PROVIDED DATA.
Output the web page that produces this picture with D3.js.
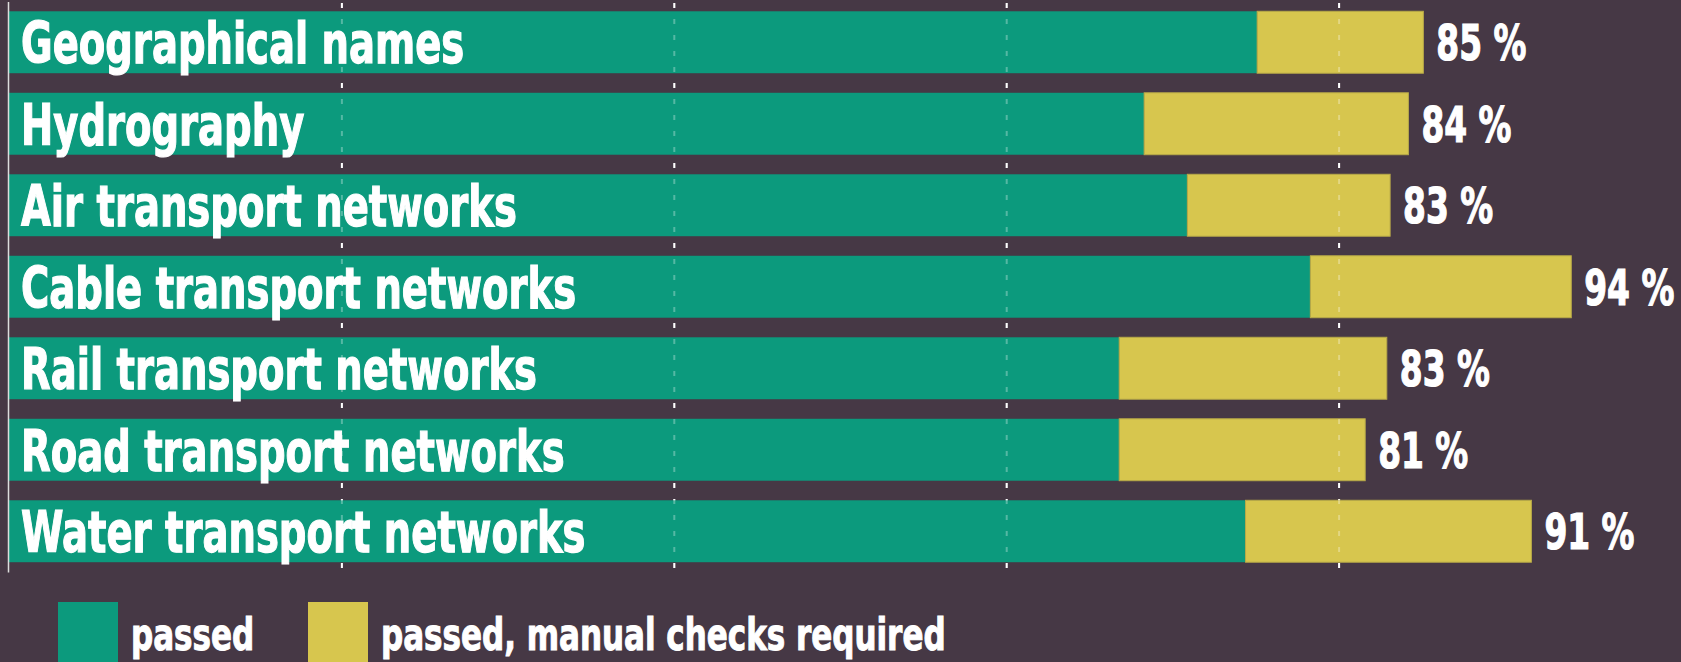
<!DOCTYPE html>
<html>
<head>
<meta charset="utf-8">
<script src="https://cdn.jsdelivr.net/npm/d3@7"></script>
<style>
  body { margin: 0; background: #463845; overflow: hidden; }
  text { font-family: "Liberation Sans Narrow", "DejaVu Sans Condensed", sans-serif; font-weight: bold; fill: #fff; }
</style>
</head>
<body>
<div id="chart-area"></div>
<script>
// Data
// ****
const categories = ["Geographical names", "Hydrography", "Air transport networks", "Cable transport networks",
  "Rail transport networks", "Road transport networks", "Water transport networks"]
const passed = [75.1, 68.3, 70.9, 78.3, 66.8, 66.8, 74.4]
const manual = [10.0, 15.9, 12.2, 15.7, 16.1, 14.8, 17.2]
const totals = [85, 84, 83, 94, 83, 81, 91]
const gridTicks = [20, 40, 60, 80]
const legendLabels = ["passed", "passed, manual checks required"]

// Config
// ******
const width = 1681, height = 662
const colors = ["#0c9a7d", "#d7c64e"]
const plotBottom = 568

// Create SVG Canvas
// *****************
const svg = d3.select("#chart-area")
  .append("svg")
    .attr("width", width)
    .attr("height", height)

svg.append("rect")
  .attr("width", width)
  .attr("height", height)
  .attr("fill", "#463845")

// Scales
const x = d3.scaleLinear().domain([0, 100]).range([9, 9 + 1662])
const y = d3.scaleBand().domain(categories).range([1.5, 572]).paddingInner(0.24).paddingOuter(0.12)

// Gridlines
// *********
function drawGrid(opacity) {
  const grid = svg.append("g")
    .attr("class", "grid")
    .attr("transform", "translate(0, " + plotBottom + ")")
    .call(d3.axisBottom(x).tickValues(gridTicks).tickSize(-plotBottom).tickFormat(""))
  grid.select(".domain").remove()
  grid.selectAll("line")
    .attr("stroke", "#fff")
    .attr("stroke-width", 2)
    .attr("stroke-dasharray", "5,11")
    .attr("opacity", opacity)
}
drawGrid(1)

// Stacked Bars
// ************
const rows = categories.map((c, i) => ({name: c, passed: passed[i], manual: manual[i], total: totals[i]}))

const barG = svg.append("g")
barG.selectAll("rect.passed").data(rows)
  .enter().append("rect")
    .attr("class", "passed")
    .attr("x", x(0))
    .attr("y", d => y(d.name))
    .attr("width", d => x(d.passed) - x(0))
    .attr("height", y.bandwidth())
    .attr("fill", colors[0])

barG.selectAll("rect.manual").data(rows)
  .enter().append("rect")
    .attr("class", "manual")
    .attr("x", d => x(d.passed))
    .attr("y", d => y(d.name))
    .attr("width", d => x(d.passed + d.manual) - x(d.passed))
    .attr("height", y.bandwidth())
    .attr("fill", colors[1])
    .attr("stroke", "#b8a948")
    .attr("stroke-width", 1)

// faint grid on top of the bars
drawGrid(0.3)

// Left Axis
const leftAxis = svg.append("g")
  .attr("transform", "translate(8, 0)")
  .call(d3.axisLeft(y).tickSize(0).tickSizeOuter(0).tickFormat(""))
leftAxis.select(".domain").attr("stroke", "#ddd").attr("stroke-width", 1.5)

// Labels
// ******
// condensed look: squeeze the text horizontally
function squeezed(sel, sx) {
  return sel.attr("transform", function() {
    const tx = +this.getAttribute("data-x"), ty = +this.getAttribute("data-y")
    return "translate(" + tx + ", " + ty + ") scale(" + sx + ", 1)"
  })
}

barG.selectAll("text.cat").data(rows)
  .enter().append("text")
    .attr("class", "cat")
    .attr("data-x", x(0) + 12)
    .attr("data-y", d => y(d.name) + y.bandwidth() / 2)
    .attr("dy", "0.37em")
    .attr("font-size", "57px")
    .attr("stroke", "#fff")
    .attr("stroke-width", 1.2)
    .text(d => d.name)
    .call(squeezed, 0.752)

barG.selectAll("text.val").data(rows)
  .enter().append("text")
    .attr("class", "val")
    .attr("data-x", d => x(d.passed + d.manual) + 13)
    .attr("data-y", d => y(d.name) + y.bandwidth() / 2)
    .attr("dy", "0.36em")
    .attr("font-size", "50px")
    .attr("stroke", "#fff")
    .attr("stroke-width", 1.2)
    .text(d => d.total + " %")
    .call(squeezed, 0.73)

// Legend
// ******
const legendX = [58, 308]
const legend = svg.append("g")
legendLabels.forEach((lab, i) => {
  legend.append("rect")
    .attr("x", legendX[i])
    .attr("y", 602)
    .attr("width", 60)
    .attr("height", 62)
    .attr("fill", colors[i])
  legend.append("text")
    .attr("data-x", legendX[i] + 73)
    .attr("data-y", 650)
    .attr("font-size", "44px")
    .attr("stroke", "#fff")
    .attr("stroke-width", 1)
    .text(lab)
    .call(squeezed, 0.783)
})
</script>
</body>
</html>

PROBLEM DETAILS.
Return each line where "this" shows up.

REPLY.
Output the web page that produces this picture with D3.js.
    const tx = +this.getAttribute("data-x"), ty = +this.getAttribute("data-y")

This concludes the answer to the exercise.